【小宮良之の日本サッカー兵法書】「チーム大改造」の甘い罠…やけっぱちの大博打に手を出すな!

2018年07月19日 サッカーダイジェストWeb編集部

弱体化する大きなリスクも…

緊急事態で就任したこの大会限定の監督、急ごしらえのチームではあったが、全てを解体してしまうのはあまりに危険だろう。 写真:JMPA代表撮影(滝川敏之)

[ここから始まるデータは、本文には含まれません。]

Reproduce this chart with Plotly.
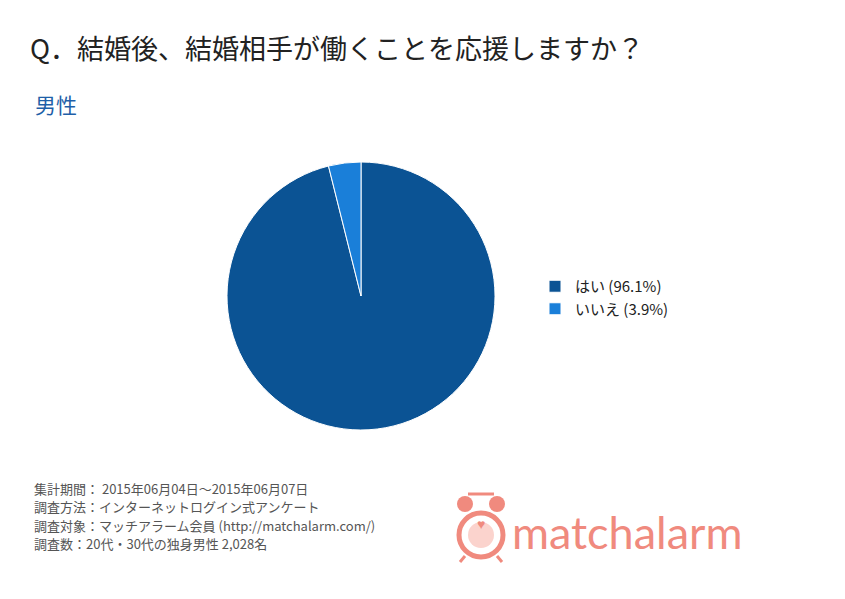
import plotly.graph_objects as go

labels = ["はい", "いいえ"]
values = [96.1, 3.9]
colors = ["#0B5394", "#1A7FD9"]

W, H = 845, 599
OFF = 8
def px(x): return (x - OFF) / W
def py(y): return 1 - (y - OFF) / H

fig = go.Figure()
fig.add_trace(go.Pie(
    labels=[f"{l} ({v}%)" for l, v in zip(labels, values)], values=values,
    marker=dict(colors=colors, line=dict(color="white", width=1)),
    sort=False, direction="clockwise", rotation=0, textinfo="none", hoverinfo="label",
    domain=dict(x=[px(227), px(495)], y=[py(430), py(162)]),
))

font = "Noto Sans CJK JP"
ann = [
    dict(x=px(28), y=py(48), text="Q．結婚後、結婚相手が働くことを応援しますか？", font=dict(size=27, color="#222", family=font)),
    dict(x=px(33), y=py(104), text="男性", font=dict(size=21, color="#1F5FA8", family=font)),
]
foot = ["集計期間： 2015年06月04日～2015年06月07日", "調査方法：インターネットログイン式アンケート",
        "調査対象：マッチアラーム会員 (http://matchalarm.com/)", "調査数：20代・30代の独身男性 2,028名"]
for i, t in enumerate(foot):
    ann.append(dict(x=px(32), y=py(488 + i * 18.5), text=t, font=dict(size=13, color="#555", family=font)))
ann.append(dict(x=px(510), y=py(532), text="matchalarm", font=dict(size=45, color="#F08A7E", family="Lato")))
for a in ann:
    a.update(xref="paper", yref="paper", xanchor="left", yanchor="middle", showarrow=False)

salmon = "#F08A7E"
shapes = [
    dict(type="circle", x0=px(459), x1=px(503), y0=py(557), y1=py(513), line=dict(color=salmon, width=5), fillcolor="white"),
    dict(type="circle", x0=px(468), x1=px(494), y0=py(548), y1=py(522), line=dict(width=0), fillcolor="#FBD3CD"),
    dict(type="circle", x0=px(457), x1=px(473), y0=py(512), y1=py(496), line=dict(width=0), fillcolor=salmon),
    dict(type="circle", x0=px(489), x1=px(505), y0=py(512), y1=py(496), line=dict(width=0), fillcolor=salmon),
    dict(type="line", x0=px(468), x1=px(494), y0=py(494), y1=py(494), line=dict(color=salmon, width=3)),
    dict(type="line", x0=px(465), x1=px(460), y0=py(556), y1=py(562), line=dict(color=salmon, width=3)),
    dict(type="line", x0=px(497), x1=px(502), y0=py(556), y1=py(562), line=dict(color=salmon, width=3)),
]
for s in shapes:
    s.update(xref="paper", yref="paper")
ann.append(dict(x=px(481), y=py(535), text="♥", showarrow=False, xref="paper", yref="paper",
                font=dict(size=14, color=salmon)))

fig.update_layout(
    width=W, height=H, margin=dict(l=0, r=0, t=0, b=0),
    paper_bgcolor="white", plot_bgcolor="white",
    showlegend=True,
    legend=dict(x=px(535), y=py(270), xanchor="left", yanchor="top",
                font=dict(size=15, color="#222", family=font), itemwidth=30, tracegroupgap=0),
    annotations=ann, shapes=shapes,
)
fig.write_html("out.html")
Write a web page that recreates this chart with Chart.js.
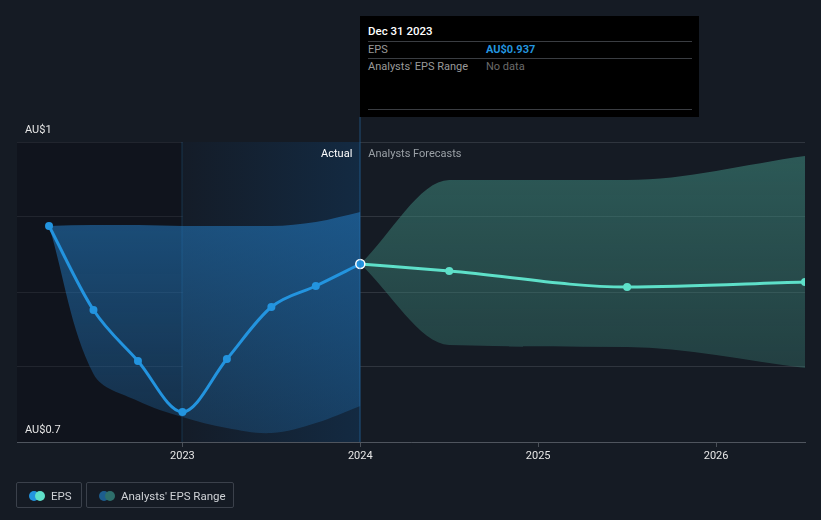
<!DOCTYPE html>
<html>
<head>
<meta charset="utf-8">
<script src="https://cdn.jsdelivr.net/npm/chart.js@4/dist/chart.umd.min.js"></script>
<style>
  html, body { margin: 0; padding: 0; background: #151b24; }
  #wrap { position: relative; width: 821px; height: 520px; font-family: Roboto, "Noto Sans", sans-serif; }
  canvas { position: absolute; left: 0; top: 0; }
  .tip { position: absolute; left: 360px; top: 16px; width: 339px; height: 101px; background: #000; }
  .tip .t { position: absolute; left: 8px; top: 8px; color: #fff; font-size: 11.5px; font-weight: 500; }
  .tip .hr { position: absolute; left: 8px; width: 324px; height: 1px; background: #3a3d42; }
  .tip .k { position: absolute; left: 8px; color: #9a9a9a; font-size: 11px; }
  .tip .v { position: absolute; left: 126px; font-size: 11px; }
  .legend { position: absolute; top: 482px; height: 26px; border: 1px solid #3b414b; border-radius: 2px; box-sizing: border-box; color: #cfd2d6; font-size: 11.5px; }
  .legend span.txt { position: absolute; top: 6px; }
  .dot { position: absolute; top: 8px; width: 10px; height: 10px; border-radius: 50%; }
</style>
</head>
<body>
<div id="wrap">
  <canvas id="c" width="821" height="520"></canvas>
  <div class="tip">
    <div class="t">Dec 31 2023</div>
    <div class="hr" style="top:25px"></div>
    <div class="k" style="top:27px">EPS</div>
    <div class="v" style="top:27px;color:#2394df;font-weight:700">AU$0.937</div>
    <div class="hr" style="top:42px"></div>
    <div class="k" style="top:44px">Analysts' EPS Range</div>
    <div class="v" style="top:44px;color:#6b6b6b">No data</div>
    <div class="hr" style="top:93px"></div>
  </div>
  <div class="legend" style="left:16px;width:66px">
    <div class="dot" style="left:12px;background:#2394df"></div>
    <div class="dot" style="left:18px;background:#5ee0c9"></div>
    <span class="txt" style="left:34px">EPS</span>
  </div>
  <div class="legend" style="left:86px;width:148px">
    <div class="dot" style="left:12px;background:#1d5d8e"></div>
    <div class="dot" style="left:18px;background:#2e6f6b"></div>
    <span class="txt" style="left:34px">Analysts' EPS Range</span>
  </div>
</div>
<script>
// ---- data ----
const histDates = [2022.25, 2022.5, 2022.75, 2023.0, 2023.25, 2023.5, 2023.75, 2024.0];
const histEps = [0.916, 0.832, 0.781, 0.730, 0.783, 0.835, 0.856, 0.878];
const histRangeHigh = [0.916, 0.917, 0.917, 0.916, 0.916, 0.916, 0.920, 0.930];
const histRangeLow = [0.916, 0.768, 0.741, 0.725, 0.714, 0.709, 0.719, 0.736];
const fcDates = [2024.0, 2024.5, 2025.5, 2026.5];
const fcEps = [0.878, 0.871, 0.855, 0.860];
const fcRangeHigh = [0.878, 0.962, 0.962, 0.986];
const fcRangeLow = [0.878, 0.797, 0.795, 0.774];
const xTickYears = [2023, 2024, 2025, 2026];
const yGridValues = [0.7, 0.775, 0.85, 0.925, 1.0];
const yLabelValues = [1, 0.7];
const yLabelText = ['AU$1', 'AU$0.7'];
const nowYear = 2024.0;
const highlightStart = 2023.0;

const pts = (xs, ys) => xs.map((x, i) => ({ x: x, y: ys[i] }));

function vGrad(ctx, area, top, bottom) {
  const g = ctx.createLinearGradient(0, area.top, 0, area.bottom);
  g.addColorStop(0, top); g.addColorStop(1, bottom);
  return g;
}

const bgPlugin = {
  id: 'bg',
  beforeDatasetsDraw(chart) {
    const { ctx, chartArea: a, scales: { x } } = chart;
    const xNow = x.getPixelForValue(nowYear);
    const xHi = x.getPixelForValue(highlightStart);
    ctx.save();
    ctx.fillStyle = 'rgba(8,10,16,0.35)';
    ctx.fillRect(a.left, a.top, xHi - a.left, a.bottom - a.top);
    const g = ctx.createLinearGradient(xHi, 0, xNow, 0);
    g.addColorStop(0, 'rgba(20,28,40,1)');
    g.addColorStop(1, 'rgba(19,42,66,1)');
    ctx.fillStyle = g;
    ctx.fillRect(xHi, a.top, xNow - xHi, a.bottom - a.top);
    ctx.fillStyle = 'rgba(35,110,170,0.35)';
    ctx.fillRect(Math.round(xHi) - 0.5, a.top, 1, a.bottom - a.top);
    ctx.restore();
  },
  afterDatasetsDraw(chart) {
    const { ctx, chartArea: a, scales: { x, y } } = chart;
    const xNow = x.getPixelForValue(nowYear);
    ctx.save();
    ctx.fillStyle = 'rgba(40,120,185,0.55)';
    ctx.fillRect(Math.round(xNow) - 0.5, 117, 1, a.bottom - 117);
    ctx.font = '11px Roboto, "Noto Sans", sans-serif';
    ctx.textBaseline = 'middle';
    ctx.fillStyle = '#ffffff';
    ctx.textAlign = 'right';
    ctx.fillText('Actual', xNow - 8, a.top + 12);
    ctx.fillStyle = '#9aa0a6';
    ctx.textAlign = 'left';
    ctx.fillText('Analysts Forecasts', xNow + 8, a.top + 12);
    ctx.fillStyle = '#e6e6e6';
    yLabelValues.forEach((v, i) => {
      ctx.fillText(yLabelText[i], 25, y.getPixelForValue(v) - 12);
    });
    ctx.restore();
  }
};

new Chart(document.getElementById('c'), {
  type: 'line',
  data: {
    datasets: [
      {
        data: pts(histDates, histEps), order: 1,
        borderColor: '#2394df', borderWidth: 3,
        pointRadius: histDates.map((d, i) => i === histDates.length - 1 ? 4.5 : 4),
        pointBackgroundColor: '#2394df',
        pointBorderColor: histDates.map((d, i) => i === histDates.length - 1 ? '#ffffff' : '#2394df'),
        pointBorderWidth: histDates.map((d, i) => i === histDates.length - 1 ? 1.5 : 0),
        cubicInterpolationMode: 'monotone', fill: false
      },
      {
        data: pts(fcDates, fcEps), order: 2,
        borderColor: '#5ee0c9', borderWidth: 3,
        pointRadius: fcDates.map((d, i) => i === 0 ? 0 : 4),
        pointBackgroundColor: '#5ee0c9', pointBorderWidth: 0,
        cubicInterpolationMode: 'monotone', fill: false
      },
      {
        data: pts(histDates, histRangeHigh), order: 10,
        borderWidth: 0, pointRadius: 0, cubicInterpolationMode: 'monotone',
        fill: '+1',
        backgroundColor: (c) => c.chart.chartArea ? vGrad(c.chart.ctx, c.chart.chartArea, 'rgba(34,120,190,0.68)', 'rgba(34,120,190,0.25)') : 'rgba(34,120,190,0.5)'
      },
      {
        data: pts(histDates, histRangeLow), order: 11,
        borderWidth: 0, pointRadius: 0, tension: 0.35, fill: false
      },
      {
        data: pts(fcDates, fcRangeHigh), order: 12,
        borderWidth: 0, pointRadius: 0, cubicInterpolationMode: 'monotone',
        fill: '+1',
        backgroundColor: (c) => c.chart.chartArea ? vGrad(c.chart.ctx, c.chart.chartArea, 'rgba(60,130,120,0.62)', 'rgba(60,130,120,0.28)') : 'rgba(60,130,120,0.45)'
      },
      {
        data: pts(fcDates, fcRangeLow), order: 13,
        borderWidth: 0, pointRadius: 0, cubicInterpolationMode: 'monotone', fill: false
      }
    ]
  },
  options: {
    responsive: false, animation: false,
    layout: { padding: { left: 17, right: 16, top: 142, bottom: 48 } },
    plugins: { legend: { display: false }, tooltip: { enabled: false } },
    scales: {
      x: {
        type: 'linear', min: 2022.07, max: 2026.5,
        afterBuildTicks: (s) => { s.ticks = xTickYears.map(v => ({ value: v })); },
        afterFit: (s) => { s.height = 30; },
        grid: { drawOnChartArea: false, tickLength: 5, color: '#4a5058' },
        border: { color: '#4f555e', width: 1 },
        ticks: { color: '#e6e6e6', padding: 3, font: { size: 11, family: 'Roboto' }, callback: (v) => String(v), maxRotation: 0 }
      },
      y: {
        min: 0.7, max: 1.0,
        afterBuildTicks: (s) => { s.ticks = yGridValues.map(v => ({ value: v })); },
        afterFit: (s) => { s.width = 0; },
        grid: { color: '#2f353e', drawTicks: false },
        border: { display: false },
        ticks: { display: false }
      }
    }
  },
  plugins: [bgPlugin]
});
</script>
</body>
</html>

 日本代表はこれから新監督が就任するとともに、選手の入れ替えが行なわれるという。西野朗監督の就任は緊急的だったし、平均年齢の高さを考えれば、今こそ若手を登用するタイミングで、変革の時ではあるのだろう。
 
 しかし、あくまでベースは引き継ぐべきだ。
 
「チーム大改造」
 
 そういう見出しを目にすると、派手な宣伝文句のようで耳障りは良いのだろうが、不穏さしか感じない。代表チームも、クラブチームも、それは同じことだ。
 
 新監督を招聘し、大量に選手と契約し、同じだけの選手をクビにする。こういう大改造は、それまで結果を出ていない場合がほとんどなので、変化自体が好意的に受け入れられる。むしろ、「改造なくして未来なし」のような気配さえある。
 
 功労者であるベテランを切って、売り出し中の若手を入れると、顔ぶれに新鮮味を覚えるし、「クラブとしての将来」を感じられるかも知れない。
 
 しかし、チームの大改造は一か八かの賭けであり、逆に弱体化する大きなリスクも背負っていることを忘れてはならない。
 
 そもそも世界では、我慢しても継続するチームが結果を残している。
 
 例えば、昨シーズンのチャンピオンズ・リーグ(CL)でベスト8に入ったチームのうち、レアル・マドリー、リバプール、バイエルン、マンチェスター・シティ、バルセロナなどは、その前のシーズンと主力がほとんど変わっていない。11人中、代わったのは2人程度といったところだろうか。
 
「継続こそ力なり」
 
 それは明白だ。
 
 もちろん、強さを継続する上位クラブに対し、弱小クラブはテコ入れを図る必要がある、というのはひとつの道理だろう。
 
 しかし、チームの編成を半分も変えてしまうようなクラブは、チーム力の低下を避けられない。いくら、チームとしての土台を作り直すといっても、それを更地にするのは時間がかかるものである。一方、どこかが歪んでいたとしても、補習強化することで全体のバランスは格段に良くなる。
 
「選手を入れ替えたら良くなる」
 
 それは虫が良すぎる願望だろう。